Прошедший год, хотя и был юбилейным для российской космонавтики, оказался для отрасли на редкость неудачным. В феврале ракета-носитель «Рокот» не смогла вывести на орбиту геодезический спутник «Гео-ИК-2», а в ноябре неудачей, причем на самом первом этапе, закончилась попытка запустить первую за долгое время межпланетную станцию «Фобос-Грунт». Незадолго до этих печальных событий Россия потеряла три спутника ГЛОНАСС, научный аппарат для изучения Солнца «Коронас-Фотон» и спутник связи «Меридиан-2». В преддверии 12 апреля сотрудники одного из ведущих РАНовских институтов, занимающегося космическими разработками, решили рассказать о том, какие достижения все-таки есть у страны на этом поприще.

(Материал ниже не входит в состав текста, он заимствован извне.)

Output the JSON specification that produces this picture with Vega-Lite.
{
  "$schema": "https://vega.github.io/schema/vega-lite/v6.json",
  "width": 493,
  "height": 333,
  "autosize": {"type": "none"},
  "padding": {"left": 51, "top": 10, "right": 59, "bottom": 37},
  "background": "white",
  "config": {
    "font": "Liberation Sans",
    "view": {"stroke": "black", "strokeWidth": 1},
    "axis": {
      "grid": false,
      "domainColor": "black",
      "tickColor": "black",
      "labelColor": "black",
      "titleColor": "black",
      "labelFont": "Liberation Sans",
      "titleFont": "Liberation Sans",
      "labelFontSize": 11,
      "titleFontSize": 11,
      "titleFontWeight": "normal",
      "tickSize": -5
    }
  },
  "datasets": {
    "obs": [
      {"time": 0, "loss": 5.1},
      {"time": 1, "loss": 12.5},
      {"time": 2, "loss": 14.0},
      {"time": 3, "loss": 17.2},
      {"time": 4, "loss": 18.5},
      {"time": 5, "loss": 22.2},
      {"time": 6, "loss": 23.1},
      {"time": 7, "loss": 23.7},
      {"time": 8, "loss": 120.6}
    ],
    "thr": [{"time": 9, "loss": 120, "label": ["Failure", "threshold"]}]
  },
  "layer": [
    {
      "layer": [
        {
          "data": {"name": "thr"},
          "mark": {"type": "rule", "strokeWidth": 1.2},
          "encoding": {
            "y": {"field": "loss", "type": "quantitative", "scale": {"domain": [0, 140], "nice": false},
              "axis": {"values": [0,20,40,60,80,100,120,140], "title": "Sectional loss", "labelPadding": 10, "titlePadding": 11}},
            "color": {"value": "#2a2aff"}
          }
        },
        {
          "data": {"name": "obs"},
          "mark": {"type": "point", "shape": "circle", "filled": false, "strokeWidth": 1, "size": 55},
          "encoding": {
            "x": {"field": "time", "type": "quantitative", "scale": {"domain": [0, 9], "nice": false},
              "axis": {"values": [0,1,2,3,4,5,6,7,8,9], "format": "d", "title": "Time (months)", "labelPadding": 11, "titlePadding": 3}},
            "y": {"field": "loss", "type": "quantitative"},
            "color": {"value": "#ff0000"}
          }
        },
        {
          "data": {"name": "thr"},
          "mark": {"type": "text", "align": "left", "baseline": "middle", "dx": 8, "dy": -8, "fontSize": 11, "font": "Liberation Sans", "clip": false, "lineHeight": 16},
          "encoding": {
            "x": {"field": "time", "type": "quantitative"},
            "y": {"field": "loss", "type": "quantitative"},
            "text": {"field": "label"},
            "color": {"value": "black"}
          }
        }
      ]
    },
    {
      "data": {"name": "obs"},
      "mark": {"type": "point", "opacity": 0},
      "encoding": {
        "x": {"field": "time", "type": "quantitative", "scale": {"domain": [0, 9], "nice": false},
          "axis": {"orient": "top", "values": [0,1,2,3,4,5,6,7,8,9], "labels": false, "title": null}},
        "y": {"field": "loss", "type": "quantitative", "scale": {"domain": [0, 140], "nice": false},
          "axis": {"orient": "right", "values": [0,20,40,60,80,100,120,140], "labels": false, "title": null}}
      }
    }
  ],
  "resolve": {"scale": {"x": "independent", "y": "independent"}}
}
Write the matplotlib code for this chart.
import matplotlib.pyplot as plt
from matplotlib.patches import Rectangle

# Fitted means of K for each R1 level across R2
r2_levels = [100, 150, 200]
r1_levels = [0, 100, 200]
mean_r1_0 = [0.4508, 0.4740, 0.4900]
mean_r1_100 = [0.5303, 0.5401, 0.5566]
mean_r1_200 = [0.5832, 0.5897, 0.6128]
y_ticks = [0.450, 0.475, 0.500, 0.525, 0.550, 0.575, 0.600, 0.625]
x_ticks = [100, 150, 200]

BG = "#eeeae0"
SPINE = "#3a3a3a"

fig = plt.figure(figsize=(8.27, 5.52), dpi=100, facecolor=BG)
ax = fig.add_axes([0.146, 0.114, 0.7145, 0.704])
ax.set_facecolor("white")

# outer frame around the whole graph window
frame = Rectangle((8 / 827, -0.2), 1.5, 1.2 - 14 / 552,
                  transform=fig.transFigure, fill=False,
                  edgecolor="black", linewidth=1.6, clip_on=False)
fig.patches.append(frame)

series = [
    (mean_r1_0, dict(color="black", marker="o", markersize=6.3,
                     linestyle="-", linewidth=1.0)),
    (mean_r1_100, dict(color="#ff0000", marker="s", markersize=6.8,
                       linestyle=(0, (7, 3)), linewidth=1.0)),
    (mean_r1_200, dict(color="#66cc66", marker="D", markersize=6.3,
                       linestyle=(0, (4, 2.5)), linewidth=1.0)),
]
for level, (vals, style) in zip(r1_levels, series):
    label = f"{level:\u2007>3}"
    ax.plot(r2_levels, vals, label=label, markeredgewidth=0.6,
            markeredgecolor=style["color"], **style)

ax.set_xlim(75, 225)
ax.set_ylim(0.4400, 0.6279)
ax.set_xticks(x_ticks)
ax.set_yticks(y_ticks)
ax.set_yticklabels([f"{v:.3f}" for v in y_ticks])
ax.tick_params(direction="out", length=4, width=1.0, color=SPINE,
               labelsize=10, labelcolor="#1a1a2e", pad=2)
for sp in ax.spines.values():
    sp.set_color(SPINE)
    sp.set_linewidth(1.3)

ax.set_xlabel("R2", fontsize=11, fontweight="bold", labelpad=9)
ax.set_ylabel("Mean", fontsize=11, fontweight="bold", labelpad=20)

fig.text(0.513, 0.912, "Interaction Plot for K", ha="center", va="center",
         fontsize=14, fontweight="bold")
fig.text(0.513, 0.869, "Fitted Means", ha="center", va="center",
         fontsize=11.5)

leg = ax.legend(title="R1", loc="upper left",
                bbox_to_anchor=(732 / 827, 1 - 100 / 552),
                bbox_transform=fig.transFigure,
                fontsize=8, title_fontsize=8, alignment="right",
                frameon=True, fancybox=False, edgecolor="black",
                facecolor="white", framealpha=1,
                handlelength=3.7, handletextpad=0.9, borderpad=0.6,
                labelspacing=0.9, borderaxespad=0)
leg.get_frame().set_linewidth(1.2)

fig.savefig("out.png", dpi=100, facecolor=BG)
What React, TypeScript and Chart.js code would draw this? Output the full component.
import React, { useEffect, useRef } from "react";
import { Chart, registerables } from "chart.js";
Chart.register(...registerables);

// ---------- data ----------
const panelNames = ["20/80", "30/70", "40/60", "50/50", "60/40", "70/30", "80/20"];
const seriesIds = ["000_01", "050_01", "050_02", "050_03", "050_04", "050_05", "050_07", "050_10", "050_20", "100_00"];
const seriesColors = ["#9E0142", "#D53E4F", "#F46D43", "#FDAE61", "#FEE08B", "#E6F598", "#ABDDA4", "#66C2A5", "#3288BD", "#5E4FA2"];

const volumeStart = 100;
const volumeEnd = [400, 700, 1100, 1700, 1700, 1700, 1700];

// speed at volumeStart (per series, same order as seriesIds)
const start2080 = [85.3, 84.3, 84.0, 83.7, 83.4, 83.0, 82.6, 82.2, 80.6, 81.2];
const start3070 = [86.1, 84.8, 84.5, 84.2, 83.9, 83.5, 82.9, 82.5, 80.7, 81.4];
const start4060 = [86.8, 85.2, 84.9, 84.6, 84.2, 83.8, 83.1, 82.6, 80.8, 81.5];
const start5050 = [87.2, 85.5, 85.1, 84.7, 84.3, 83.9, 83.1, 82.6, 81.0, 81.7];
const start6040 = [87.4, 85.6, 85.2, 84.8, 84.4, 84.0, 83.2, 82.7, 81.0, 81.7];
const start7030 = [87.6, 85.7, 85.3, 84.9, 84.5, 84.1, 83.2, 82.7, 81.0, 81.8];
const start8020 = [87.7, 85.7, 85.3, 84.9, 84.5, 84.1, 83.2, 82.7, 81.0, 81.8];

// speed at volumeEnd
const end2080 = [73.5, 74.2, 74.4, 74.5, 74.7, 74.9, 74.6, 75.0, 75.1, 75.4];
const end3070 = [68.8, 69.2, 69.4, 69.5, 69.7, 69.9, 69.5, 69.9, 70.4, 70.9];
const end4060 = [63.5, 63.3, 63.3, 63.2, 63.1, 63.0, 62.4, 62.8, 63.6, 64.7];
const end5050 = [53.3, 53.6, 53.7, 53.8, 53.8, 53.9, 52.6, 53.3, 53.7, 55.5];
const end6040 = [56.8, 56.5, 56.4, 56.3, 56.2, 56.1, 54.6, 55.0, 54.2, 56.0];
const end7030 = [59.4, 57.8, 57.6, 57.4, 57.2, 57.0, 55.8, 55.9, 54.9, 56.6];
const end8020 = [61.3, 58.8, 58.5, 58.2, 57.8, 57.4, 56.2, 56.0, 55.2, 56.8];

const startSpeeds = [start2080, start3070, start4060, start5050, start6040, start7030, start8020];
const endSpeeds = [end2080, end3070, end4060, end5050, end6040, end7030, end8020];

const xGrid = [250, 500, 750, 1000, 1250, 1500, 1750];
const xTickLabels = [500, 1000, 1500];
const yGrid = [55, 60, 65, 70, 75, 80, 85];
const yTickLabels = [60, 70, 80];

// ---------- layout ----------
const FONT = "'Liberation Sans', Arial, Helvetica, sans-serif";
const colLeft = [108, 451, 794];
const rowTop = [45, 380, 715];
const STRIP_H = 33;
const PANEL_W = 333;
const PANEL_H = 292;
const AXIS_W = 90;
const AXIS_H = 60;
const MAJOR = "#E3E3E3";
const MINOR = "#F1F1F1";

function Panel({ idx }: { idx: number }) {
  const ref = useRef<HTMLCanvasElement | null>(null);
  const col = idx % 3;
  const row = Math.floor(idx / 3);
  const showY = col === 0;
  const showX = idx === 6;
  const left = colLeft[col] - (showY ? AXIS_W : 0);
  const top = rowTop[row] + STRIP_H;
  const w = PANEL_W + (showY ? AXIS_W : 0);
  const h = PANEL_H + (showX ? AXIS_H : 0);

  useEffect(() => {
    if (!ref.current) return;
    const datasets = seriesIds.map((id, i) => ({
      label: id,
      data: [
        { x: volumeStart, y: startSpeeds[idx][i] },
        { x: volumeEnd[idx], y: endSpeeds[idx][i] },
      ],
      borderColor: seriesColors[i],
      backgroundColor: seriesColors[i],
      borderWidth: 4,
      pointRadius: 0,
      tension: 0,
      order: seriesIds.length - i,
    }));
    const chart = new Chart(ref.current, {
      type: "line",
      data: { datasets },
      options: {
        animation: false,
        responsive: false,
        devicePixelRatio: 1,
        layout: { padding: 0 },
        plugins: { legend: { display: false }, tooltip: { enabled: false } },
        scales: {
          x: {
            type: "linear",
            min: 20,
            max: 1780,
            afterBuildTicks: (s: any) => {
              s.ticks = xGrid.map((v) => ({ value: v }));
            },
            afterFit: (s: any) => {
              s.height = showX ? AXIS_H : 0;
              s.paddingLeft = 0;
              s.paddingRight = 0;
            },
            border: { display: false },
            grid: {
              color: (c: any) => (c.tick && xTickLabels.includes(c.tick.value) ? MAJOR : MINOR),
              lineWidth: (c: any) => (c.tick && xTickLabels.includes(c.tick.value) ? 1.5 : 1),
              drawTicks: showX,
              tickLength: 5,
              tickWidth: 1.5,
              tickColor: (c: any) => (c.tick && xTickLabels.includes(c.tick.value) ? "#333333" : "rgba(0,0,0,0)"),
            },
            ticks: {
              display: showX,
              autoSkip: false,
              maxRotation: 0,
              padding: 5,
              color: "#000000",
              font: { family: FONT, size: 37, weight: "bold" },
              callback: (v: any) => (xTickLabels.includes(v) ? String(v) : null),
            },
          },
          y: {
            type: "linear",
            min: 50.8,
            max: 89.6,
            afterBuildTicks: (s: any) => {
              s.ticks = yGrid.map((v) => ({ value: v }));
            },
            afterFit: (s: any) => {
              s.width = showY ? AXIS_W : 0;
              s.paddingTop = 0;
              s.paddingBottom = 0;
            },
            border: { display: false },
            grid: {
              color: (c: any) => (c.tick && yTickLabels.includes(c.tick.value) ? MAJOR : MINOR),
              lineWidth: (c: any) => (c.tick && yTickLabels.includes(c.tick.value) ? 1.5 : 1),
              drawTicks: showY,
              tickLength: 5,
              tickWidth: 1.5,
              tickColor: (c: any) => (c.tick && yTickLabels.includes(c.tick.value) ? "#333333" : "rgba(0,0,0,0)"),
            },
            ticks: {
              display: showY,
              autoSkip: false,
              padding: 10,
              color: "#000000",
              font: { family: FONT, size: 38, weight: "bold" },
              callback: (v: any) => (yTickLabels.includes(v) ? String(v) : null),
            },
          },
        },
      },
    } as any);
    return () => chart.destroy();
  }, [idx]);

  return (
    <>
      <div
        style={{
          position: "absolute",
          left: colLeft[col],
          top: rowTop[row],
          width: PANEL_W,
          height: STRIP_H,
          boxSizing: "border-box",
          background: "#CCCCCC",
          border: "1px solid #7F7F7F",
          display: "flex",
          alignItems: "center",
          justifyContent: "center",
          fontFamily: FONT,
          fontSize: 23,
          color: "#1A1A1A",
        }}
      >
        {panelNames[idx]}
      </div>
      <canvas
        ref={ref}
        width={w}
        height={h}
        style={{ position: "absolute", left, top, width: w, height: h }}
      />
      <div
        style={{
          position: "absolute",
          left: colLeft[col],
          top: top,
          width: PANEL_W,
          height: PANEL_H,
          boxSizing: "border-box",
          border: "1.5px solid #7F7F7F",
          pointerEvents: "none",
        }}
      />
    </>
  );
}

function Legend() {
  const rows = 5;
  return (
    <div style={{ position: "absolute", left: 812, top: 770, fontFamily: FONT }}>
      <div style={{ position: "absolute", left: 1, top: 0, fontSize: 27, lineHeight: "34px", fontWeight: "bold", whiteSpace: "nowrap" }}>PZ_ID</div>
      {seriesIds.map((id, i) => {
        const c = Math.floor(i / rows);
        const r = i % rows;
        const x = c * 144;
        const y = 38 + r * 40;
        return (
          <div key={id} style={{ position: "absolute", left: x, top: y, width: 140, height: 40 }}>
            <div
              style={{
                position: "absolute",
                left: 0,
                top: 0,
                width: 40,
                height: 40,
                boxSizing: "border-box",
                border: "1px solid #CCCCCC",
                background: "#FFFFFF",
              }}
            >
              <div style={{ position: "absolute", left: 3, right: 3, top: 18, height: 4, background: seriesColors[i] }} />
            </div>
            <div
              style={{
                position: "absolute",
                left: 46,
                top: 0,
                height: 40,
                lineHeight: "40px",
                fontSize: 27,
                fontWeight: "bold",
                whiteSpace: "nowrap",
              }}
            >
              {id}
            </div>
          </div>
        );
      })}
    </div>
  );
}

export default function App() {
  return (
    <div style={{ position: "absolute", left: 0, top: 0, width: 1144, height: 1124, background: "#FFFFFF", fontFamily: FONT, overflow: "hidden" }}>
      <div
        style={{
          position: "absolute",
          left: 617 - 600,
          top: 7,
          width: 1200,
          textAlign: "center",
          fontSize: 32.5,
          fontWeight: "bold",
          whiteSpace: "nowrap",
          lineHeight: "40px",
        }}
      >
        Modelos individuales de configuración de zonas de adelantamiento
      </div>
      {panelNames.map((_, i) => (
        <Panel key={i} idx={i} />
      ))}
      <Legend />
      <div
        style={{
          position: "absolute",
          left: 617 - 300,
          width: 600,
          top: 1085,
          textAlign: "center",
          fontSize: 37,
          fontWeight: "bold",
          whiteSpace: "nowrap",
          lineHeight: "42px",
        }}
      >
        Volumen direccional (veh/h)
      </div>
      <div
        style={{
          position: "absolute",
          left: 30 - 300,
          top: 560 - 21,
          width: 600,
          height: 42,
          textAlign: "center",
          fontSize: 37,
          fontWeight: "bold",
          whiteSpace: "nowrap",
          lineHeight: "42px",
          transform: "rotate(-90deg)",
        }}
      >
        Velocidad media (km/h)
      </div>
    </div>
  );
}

В советские времена все связанные с космосом работы выполняли многочисленные КБ и НИИ, в большей или меньшей степени засекреченные. После распада Союза в 1992 году было образовано Федеральное космическое агентство, которое курирует космическую политику России и заведует всем, что связано с запуском любых аппаратов за пределы Земли. Научные же разработки по-прежнему в немалой степени остались в ведении институтов.

Первое десятилетие после развала СССР поставило практически все НИИ страны на грань выживания, так что никаких по-настоящему сложных приборов их сотрудники не создавали.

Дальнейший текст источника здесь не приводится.